Our Chanelle arrived with severe PTSD, and considering what a fierce animal she is, it was quite frightening at first. In the last 6 months she has blossomed in love, and we are spoiled by her love & protection. Although we didn’t adopt Chanelle from Doberman Rescue Ont, when we found out it existed, we felt compelled to offer our support.

The fundraiser was on 10 acres of stunning property in Caledon. They had an agility course for the dogs to enjoy, as well as a dog wading pool, water fountain, and free dog treats upon entering. They had great vendors on hand with fun shopping. I came home with a bag of various dog treats & recipes, baked goods for us & even a lawn ornament.

They had pet photographers, a pet hydrotherapist who was AWESOME, and even had a great BBQ with cozy seating in the shade. They had the most amazing DJ ever, I literally sang the whole time we were there.

It was a great event, and I hope next year Chanelle is able to attend. (We thought it would be too stressful for her given her unsociability)

My favourite thing was the raffle. The prizes were amazing. Chanelle won a big basket of toys, games and treats. She had a loads of fun with it all when we got home.

It was a perfect day and I congratulate the event planers. We had a great afternoon. There were Dobie’s EVERYWHERE, such beautiful animals.

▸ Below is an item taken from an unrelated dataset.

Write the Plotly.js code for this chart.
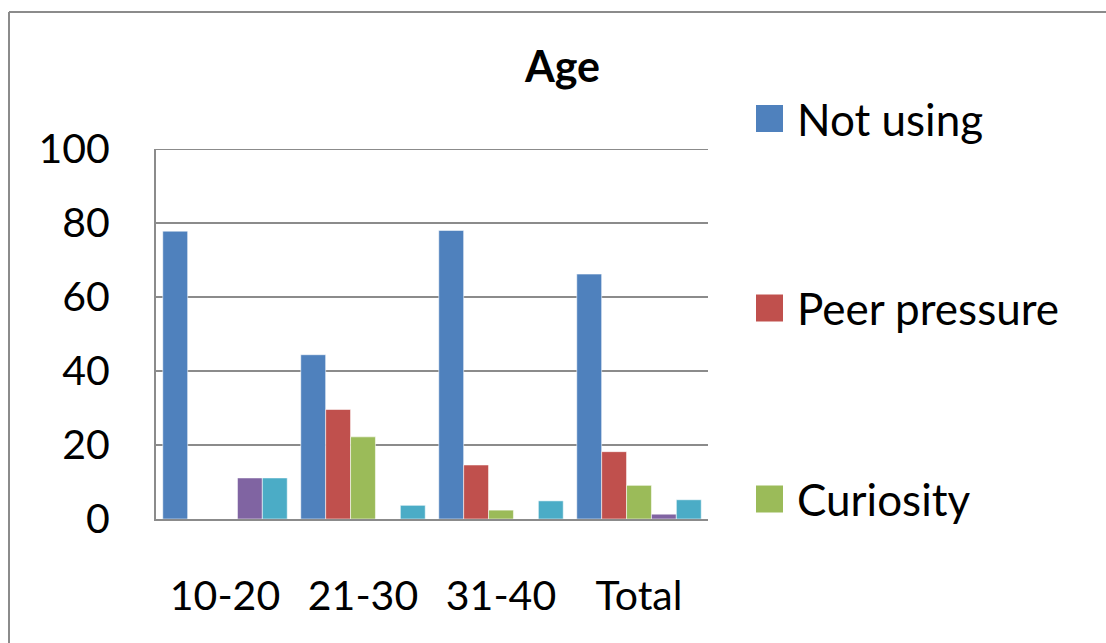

You know how they say dogs match their owners? Looking around that crowd, I have to say, Dobie’s definitely attract a certain ‘type’ of person. People were sincerely friendly, completely unpretentious, funny, loveable and strong. Dobermans are such strong animals, the people that love them are strong too. I would describe the Doberman & aficionado personality to be Happy & Strong. I felt very at home among them.

What a beautiful day for beautiful creatures dog & human alike.